Molecular epidemiologists around the world are trying to answer a question: Where is the first case of SARS-CoV-2 infection or “patient zero?” 

Finding that case is necessary to better understand how the novel coronavirus may have jumped from its animal host to infect the first human as well as the history of how the SARS-CoV-2 viral genome has mutated over time and spread globally.

But despite major efforts, no one to date has identified the first case of human transmission. 

In the absence of patient zero, a Temple University research team may have found the next best thing: The progenitor or “mother” of all SARS-CoV-2 genomes and its early offspring strains, which have subsequently mutated and spread to dominate the world pandemic.

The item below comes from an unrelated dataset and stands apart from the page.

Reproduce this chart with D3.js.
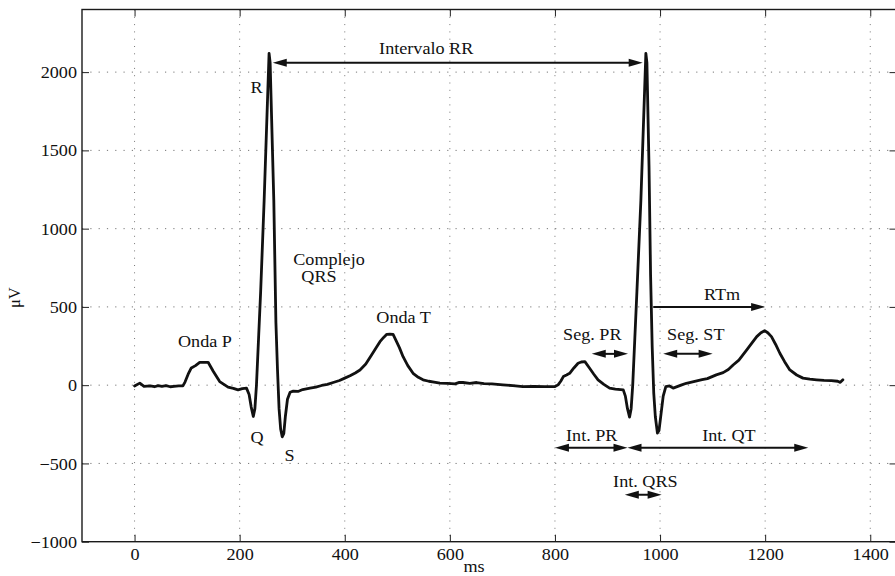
<!DOCTYPE html>
<html>
<head>
<meta charset="utf-8">
<script src="https://cdn.jsdelivr.net/npm/d3@7"></script>
<style>
  html, body { margin: 0; padding: 0; background: #fff; }
  svg { display: block; }
  text { font-family: "Liberation Serif", "Times New Roman", serif; fill: #111; }
</style>
</head>
<body>
<svg id="chart" width="895" height="576"></svg>
<script>
// ECG trace: two heartbeats, time in ms and amplitude in µV
const ecgTime = [
  0, 10, 18, 30, 38, 45, 52, 60, 68, 75, 84, 92,
  96, 102, 108, 116, 124, 132, 140, 150, 162, 170, 178, 188, 197, 205, 213,
  218, 222, 226, 229, 232, 236, 240, 246.6, 256, 258, 265, 269, 272, 275, 278, 281, 284, 287, 291, 296,
  302, 311, 320, 334, 345, 356, 367, 378, 390, 400, 410, 420, 429, 440, 451, 460, 467, 474, 480, 486, 492,
  497, 504, 511, 520, 530, 540, 549, 560, 570, 581, 595, 610, 618, 625, 638, 651, 665, 680, 701, 720, 739,
  760, 781, 800, 806, 811, 816, 822, 828, 836, 844, 850, 857, 866, 874, 882, 893, 904, 915, 930,
  934, 938, 942, 945, 948, 952, 956, 963.5, 973, 975, 979, 982, 985, 988, 991, 995, 998, 1002, 1006, 1011,
  1018, 1025, 1040, 1050, 1060, 1070, 1080, 1090, 1107, 1120, 1130, 1139, 1150, 1165, 1175, 1184, 1192, 1199,
  1205, 1212, 1220, 1228, 1237, 1247, 1260, 1272, 1285, 1298, 1312, 1326, 1338, 1343, 1348
];
const ecgVoltage = [
  -5, 13, -8, -5, -10, -3, -8, -3, -10, -8, -5, -5,
  20, 70, 110, 125, 146, 145, 146, 87, 23, 5, -13, -20, -30, -22, -19,
  -60, -140, -200, -150, 0, 300, 600, 1180, 2120, 2060, 1180, 400, 100, -150, -280, -330, -310, -200, -90, -45,
  -38, -40, -28, -19, -12, -2, 5, 17, 30, 45, 60, 78, 97, 135, 193, 240, 278, 305, 325, 326, 325,
  290, 240, 182, 125, 76, 50, 34, 25, 20, 13, 12, 8, 18, 17, 12, 17, 10, 8, 2, -3, -9,
  -8, -9, -9, 2, 25, 55, 65, 76, 110, 140, 148, 150, 108, 70, 34, 5, -19, -25, -30,
  -70, -150, -204, -150, 0, 300, 600, 1180, 2120, 2060, 1400, 700, 250, -50, -200, -306, -290, -180, -70, -9,
  -5, -19, 0, 12, 20, 28, 35, 42, 66, 80, 100, 129, 160, 225, 270, 310, 335, 348,
  335, 310, 260, 204, 150, 97, 65, 45, 38, 34, 30, 29, 25, 18, 34
];

// Axis ticks
const xTicks = [0, 200, 400, 600, 800, 1000, 1200, 1400];
const yTicks = [-1000, -500, 0, 500, 1000, 1500, 2000];
const xDomain = [-100, 1450];
const yDomain = [-1000, 2400];

// Annotation labels: text, time (ms) and amplitude (µV) at the baseline centre
const labelText = ["Intervalo RR", "R", "Q", "S", "Onda P", "Complejo", "QRS", "Onda T",
                   "Seg. PR", "Seg. ST", "RTm", "Int. PR", "Int. QT", "Int. QRS"];
const labelTime = [555, 232, 233, 295, 134, 370, 351, 512, 871, 1068, 1118, 870, 1131, 972];
const labelVolt = [2117, 1864, -368, -482, 246, 766, 660, 400, 289, 289, 543, -358, -355, -651];

// Interval arrows: start/end time, level, and which ends carry a head
const arrowStart = [263, 870, 1006, 987, 800, 938, 933];
const arrowEnd   = [967, 939, 1100, 1200, 938, 1282, 1003];
const arrowLevel = [2060, 200, 200, 500, -400, -400, -700];
const arrowHeadStart = [true, true, true, false, true, true, true];
const arrowHeadEnd   = [true, true, true, true, true, true, true];

const svg = d3.select("#chart");
const plotLeft = 82, plotTop = 9.5, plotBottom = 541.7;
const x = d3.scaleLinear().domain(xDomain).range([plotLeft, plotLeft + (xDomain[1] - xDomain[0]) * 0.5255]);
const y = d3.scaleLinear().domain(yDomain).range([plotBottom, plotTop]);
const plotRight = x(xDomain[1]);

const fontSize = 16.5;
const stretch = 1.1;

// Dotted grid
const grid = svg.append("g");
grid.selectAll("line.vx").data(xTicks).join("line")
  .attr("x1", d => x(d)).attr("x2", d => x(d))
  .attr("y1", plotTop).attr("y2", plotBottom)
  .attr("stroke", "#777").attr("stroke-width", 1)
  .attr("stroke-dasharray", "1,6.3");
grid.selectAll("line.hy").data(yTicks.filter(v => v > yDomain[0])).join("line")
  .attr("x1", plotLeft).attr("x2", plotRight)
  .attr("y1", d => y(d)).attr("y2", d => y(d))
  .attr("stroke", "#777").attr("stroke-width", 1)
  .attr("stroke-dasharray", "1.2,7.1");

// Axes with inward ticks
const fmt = d => d < 0 ? "\u2212" + Math.abs(d) : String(d);
const axB = svg.append("g").attr("transform", `translate(0,${plotBottom})`)
  .call(d3.axisBottom(x).tickValues(xTicks).tickSizeInner(-7).tickSizeOuter(0).tickFormat(fmt));
const axT = svg.append("g").attr("transform", `translate(0,${plotTop})`)
  .call(d3.axisTop(x).tickValues(xTicks).tickSizeInner(-7).tickSizeOuter(0).tickFormat(""));
const axL = svg.append("g").attr("transform", `translate(${plotLeft},0)`)
  .call(d3.axisLeft(y).tickValues(yTicks).tickSizeInner(-7).tickSizeOuter(0).tickFormat(fmt));
const axR = svg.append("g").attr("transform", `translate(${plotRight},0)`)
  .call(d3.axisRight(y).tickValues(yTicks).tickSizeInner(-7).tickSizeOuter(0).tickFormat(""));

[axB, axT, axL, axR].forEach(a => {
  a.select(".domain").remove();
  a.selectAll(".tick line").attr("stroke", "#222").attr("stroke-width", 1);
});
axB.selectAll(".tick text")
  .attr("y", 0).attr("dy", null)
  .attr("transform", `translate(0,18) scale(${stretch},1)`)
  .style("font-family", "Liberation Serif").style("font-size", fontSize + "px").attr("fill", "#111");
axL.selectAll(".tick text")
  .attr("x", 0).attr("dy", "0.34em")
  .attr("transform", `translate(-5,0) scale(${stretch},1)`)
  .style("font-family", "Liberation Serif").style("font-size", fontSize + "px").attr("fill", "#111");

// Frame
svg.append("rect")
  .attr("x", plotLeft).attr("y", plotTop)
  .attr("width", plotRight - plotLeft).attr("height", plotBottom - plotTop)
  .attr("fill", "none").attr("stroke", "#1a1a1a").attr("stroke-width", 1.4);

// ECG trace
const ecg = ecgTime.map((t, i) => [t, ecgVoltage[i]]);
svg.append("path")
  .datum(ecg)
  .attr("fill", "none")
  .attr("stroke", "#111")
  .attr("stroke-width", 2.8)
  .attr("stroke-linejoin", "round")
  .attr("stroke-linecap", "round")
  .attr("d", d3.line().x(d => x(d[0])).y(d => y(d[1])));

// Interval arrows
const headLen = 14, headHalf = 4;
const arrows = svg.append("g");
arrowStart.forEach((s, i) => {
  const x1 = x(s), x2 = x(arrowEnd[i]), yy = y(arrowLevel[i]);
  const a = arrows.append("g");
  a.append("line")
    .attr("x1", x1 + (arrowHeadStart[i] ? headLen * 0.6 : 0))
    .attr("x2", x2 - (arrowHeadEnd[i] ? headLen * 0.6 : 0))
    .attr("y1", yy).attr("y2", yy)
    .attr("stroke", "#111").attr("stroke-width", 2);
  if (arrowHeadStart[i]) {
    a.append("path")
      .attr("d", `M${x1},${yy}L${x1 + headLen},${yy - headHalf}L${x1 + headLen},${yy + headHalf}Z`)
      .attr("fill", "#111");
  }
  if (arrowHeadEnd[i]) {
    a.append("path")
      .attr("d", `M${x2},${yy}L${x2 - headLen},${yy - headHalf}L${x2 - headLen},${yy + headHalf}Z`)
      .attr("fill", "#111");
  }
});

// Annotation labels
svg.append("g").selectAll("text").data(labelText).join("text")
  .attr("transform", (d, i) => `translate(${x(labelTime[i])},${y(labelVolt[i])}) scale(${stretch},1)`)
  .attr("text-anchor", "middle")
  .style("font-size", fontSize + "px")
  .text(d => d);

// Axis titles
svg.append("text")
  .attr("transform", `translate(474,572) scale(${stretch},1)`)
  .attr("text-anchor", "middle")
  .style("font-size", fontSize + "px")
  .text("ms");
svg.append("text")
  .attr("transform", `translate(20,${(plotTop + plotBottom) / 2 + 22}) rotate(-90)`)
  .attr("text-anchor", "middle")
  .style("font-size", fontSize + "px")
  .text("μV");
</script>
</body>
</html>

“We set out to reconstruct the genome of the progenitor by using a big dataset of coronavirus genomes obtained from infected individuals,” said Sayaka Miura, assistant professor of biology and a senior researcher on the study.

Using data analysis, the researchers sifted through almost 30,000 complete genomes of the SARS-CoV-2 virus. 

“The SARS-CoV-2 virus is carrying an RNA genome that has already infected more than 35 million people across the world,” said Sudhir Kumar, director of the Institute for Genomics and Evolutionary Medicine at Temple University. “We have now reconstructed the progenitor genome and mapped where and when the earliest mutations happened.” 

In doing so, their work has provided new insights into the early mutational history of SARS-CoV-2.